* [YOUR GOAL]
Return, word for word, the lines from the line holding "Reproduce this chart with matplotlib." through the line holding "region_colors = ['#7D0B20', '#EA7322', '#335E8A', '#5D9539']". Include both end lines and no others.

* [THE DATA]
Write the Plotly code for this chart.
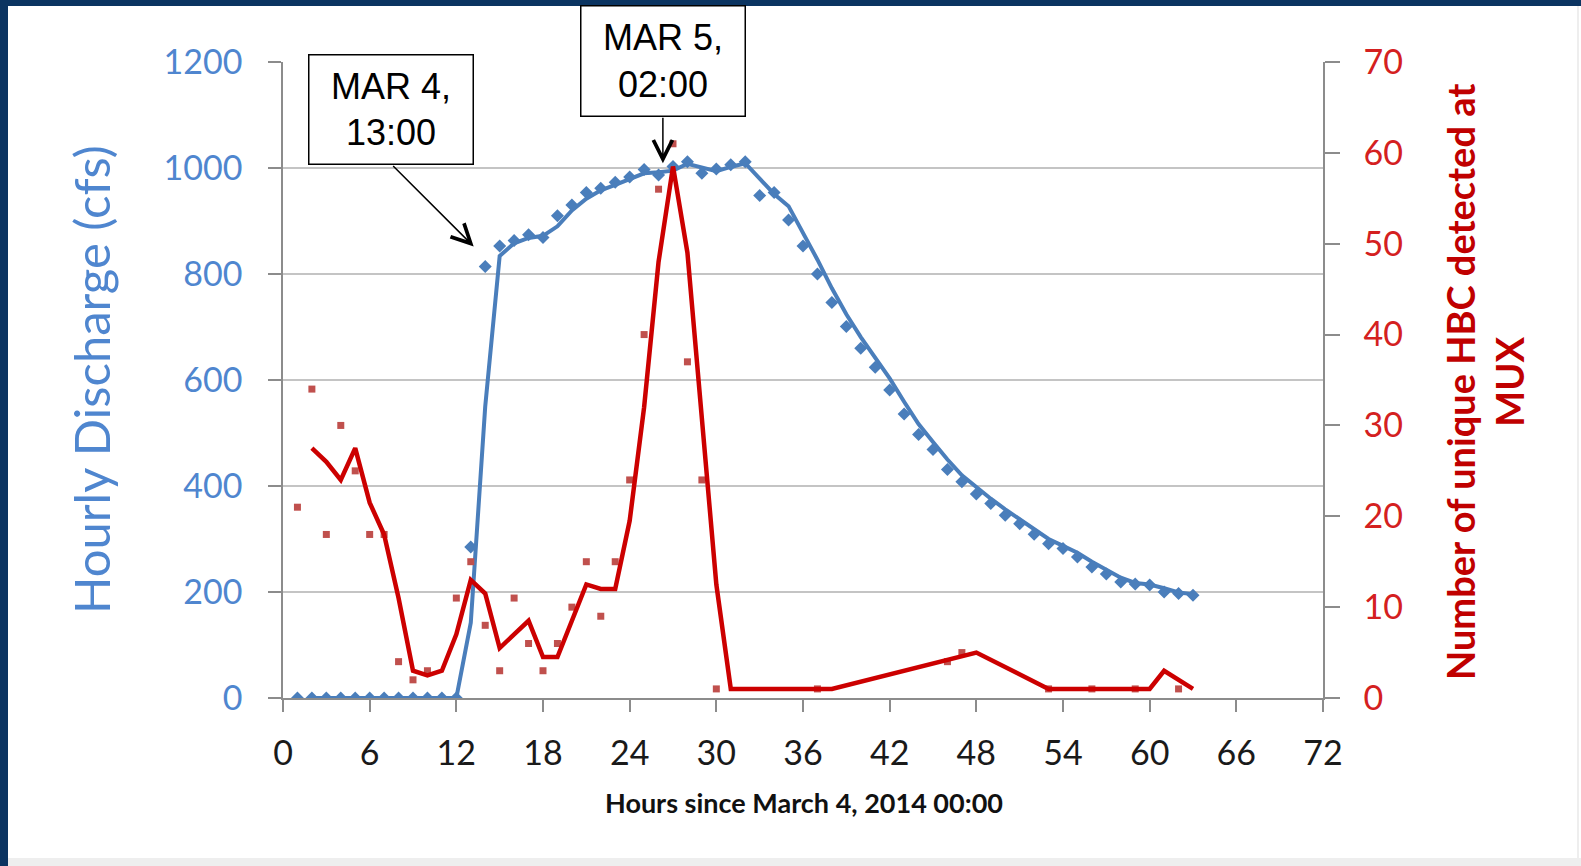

---

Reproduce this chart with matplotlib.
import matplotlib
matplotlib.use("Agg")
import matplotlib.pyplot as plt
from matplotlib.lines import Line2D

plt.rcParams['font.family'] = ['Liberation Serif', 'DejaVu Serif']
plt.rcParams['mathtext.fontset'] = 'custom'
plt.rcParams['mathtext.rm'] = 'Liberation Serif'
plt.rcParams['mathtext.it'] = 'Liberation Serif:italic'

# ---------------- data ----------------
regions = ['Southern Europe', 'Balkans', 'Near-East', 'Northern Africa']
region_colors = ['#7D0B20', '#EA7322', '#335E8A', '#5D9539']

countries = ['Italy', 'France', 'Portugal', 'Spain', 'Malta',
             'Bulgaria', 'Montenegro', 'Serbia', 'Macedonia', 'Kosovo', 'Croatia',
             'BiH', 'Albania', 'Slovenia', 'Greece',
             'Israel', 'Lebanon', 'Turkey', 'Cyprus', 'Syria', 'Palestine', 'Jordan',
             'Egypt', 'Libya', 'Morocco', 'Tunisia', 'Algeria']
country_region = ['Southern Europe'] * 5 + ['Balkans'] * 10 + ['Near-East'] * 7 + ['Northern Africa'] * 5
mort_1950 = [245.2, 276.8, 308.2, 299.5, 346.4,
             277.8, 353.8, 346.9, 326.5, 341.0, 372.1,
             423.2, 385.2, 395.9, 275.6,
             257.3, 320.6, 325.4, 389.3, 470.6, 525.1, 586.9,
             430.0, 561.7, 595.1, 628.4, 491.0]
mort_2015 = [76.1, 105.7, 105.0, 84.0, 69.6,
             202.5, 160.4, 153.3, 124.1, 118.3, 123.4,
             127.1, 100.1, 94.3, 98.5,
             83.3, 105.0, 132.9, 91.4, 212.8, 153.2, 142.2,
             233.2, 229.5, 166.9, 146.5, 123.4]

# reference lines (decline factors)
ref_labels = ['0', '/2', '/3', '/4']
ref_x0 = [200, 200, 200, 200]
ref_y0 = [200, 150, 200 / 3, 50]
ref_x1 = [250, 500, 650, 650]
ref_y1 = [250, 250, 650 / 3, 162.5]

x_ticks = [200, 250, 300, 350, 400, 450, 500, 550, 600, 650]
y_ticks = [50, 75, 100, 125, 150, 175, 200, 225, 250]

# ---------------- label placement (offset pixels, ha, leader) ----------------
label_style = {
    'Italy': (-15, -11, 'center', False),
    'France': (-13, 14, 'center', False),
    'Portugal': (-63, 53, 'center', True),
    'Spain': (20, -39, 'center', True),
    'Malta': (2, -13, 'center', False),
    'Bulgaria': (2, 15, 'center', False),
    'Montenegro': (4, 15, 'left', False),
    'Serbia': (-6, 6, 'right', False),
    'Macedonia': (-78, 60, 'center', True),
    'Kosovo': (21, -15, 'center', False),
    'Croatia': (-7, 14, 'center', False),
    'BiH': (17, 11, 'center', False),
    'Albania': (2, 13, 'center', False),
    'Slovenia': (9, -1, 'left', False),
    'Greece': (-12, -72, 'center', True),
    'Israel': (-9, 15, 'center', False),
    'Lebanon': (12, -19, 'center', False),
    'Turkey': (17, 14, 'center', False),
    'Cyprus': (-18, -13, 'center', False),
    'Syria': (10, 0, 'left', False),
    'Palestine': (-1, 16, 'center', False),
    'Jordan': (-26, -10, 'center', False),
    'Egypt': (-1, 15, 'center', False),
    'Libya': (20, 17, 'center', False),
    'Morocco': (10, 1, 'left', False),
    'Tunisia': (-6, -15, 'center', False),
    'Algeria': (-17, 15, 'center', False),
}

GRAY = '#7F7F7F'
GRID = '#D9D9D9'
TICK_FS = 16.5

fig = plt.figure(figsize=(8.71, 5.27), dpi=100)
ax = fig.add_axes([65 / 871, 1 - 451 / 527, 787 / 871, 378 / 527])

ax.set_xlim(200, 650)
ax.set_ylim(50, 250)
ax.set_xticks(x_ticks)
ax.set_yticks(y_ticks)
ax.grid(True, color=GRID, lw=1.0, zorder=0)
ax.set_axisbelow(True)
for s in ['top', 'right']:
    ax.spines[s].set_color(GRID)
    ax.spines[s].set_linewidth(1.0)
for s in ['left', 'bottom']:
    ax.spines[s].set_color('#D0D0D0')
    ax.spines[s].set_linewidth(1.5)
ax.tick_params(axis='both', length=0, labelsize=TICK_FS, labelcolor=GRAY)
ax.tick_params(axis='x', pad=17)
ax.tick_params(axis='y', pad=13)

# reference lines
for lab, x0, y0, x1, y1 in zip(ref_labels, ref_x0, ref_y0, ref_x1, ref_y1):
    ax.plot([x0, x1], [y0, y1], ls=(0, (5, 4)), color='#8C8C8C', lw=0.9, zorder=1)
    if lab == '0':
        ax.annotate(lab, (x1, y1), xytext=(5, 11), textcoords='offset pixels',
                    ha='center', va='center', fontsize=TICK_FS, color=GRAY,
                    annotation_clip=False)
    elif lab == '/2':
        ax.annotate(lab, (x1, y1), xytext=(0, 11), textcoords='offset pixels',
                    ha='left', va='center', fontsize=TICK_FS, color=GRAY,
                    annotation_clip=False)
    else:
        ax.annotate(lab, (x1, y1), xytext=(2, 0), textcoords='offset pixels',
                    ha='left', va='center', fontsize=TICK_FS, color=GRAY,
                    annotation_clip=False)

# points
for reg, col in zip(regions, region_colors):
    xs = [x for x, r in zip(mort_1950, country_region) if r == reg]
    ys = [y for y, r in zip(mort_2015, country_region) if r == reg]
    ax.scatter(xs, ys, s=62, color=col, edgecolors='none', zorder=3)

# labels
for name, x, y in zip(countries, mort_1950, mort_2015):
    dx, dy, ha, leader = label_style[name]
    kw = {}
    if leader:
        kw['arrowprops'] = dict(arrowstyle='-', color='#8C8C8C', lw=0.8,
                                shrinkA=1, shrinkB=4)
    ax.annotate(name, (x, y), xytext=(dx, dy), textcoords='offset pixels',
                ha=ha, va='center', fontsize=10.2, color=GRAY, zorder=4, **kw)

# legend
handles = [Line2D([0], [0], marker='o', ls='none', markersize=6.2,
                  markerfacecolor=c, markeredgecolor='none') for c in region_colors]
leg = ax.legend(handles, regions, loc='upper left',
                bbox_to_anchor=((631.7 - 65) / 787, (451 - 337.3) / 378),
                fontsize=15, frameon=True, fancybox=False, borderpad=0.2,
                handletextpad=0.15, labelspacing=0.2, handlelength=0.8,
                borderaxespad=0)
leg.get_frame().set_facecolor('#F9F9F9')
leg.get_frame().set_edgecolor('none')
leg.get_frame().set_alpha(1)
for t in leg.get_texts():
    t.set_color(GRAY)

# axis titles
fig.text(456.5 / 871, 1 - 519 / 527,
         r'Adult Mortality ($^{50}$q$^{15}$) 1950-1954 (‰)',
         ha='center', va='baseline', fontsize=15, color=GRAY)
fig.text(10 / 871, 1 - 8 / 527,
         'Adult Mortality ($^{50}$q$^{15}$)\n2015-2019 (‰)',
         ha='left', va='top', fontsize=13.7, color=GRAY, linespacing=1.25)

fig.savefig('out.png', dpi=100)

* [PROBLEM SOLUTION]
Reproduce this chart with matplotlib.
import matplotlib
matplotlib.use("Agg")
import matplotlib.pyplot as plt
from matplotlib.lines import Line2D

plt.rcParams['font.family'] = ['Liberation Serif', 'DejaVu Serif']
plt.rcParams['mathtext.fontset'] = 'custom'
plt.rcParams['mathtext.rm'] = 'Liberation Serif'
plt.rcParams['mathtext.it'] = 'Liberation Serif:italic'

# ---------------- data ----------------
regions = ['Southern Europe', 'Balkans', 'Near-East', 'Northern Africa']
region_colors = ['#7D0B20', '#EA7322', '#335E8A', '#5D9539']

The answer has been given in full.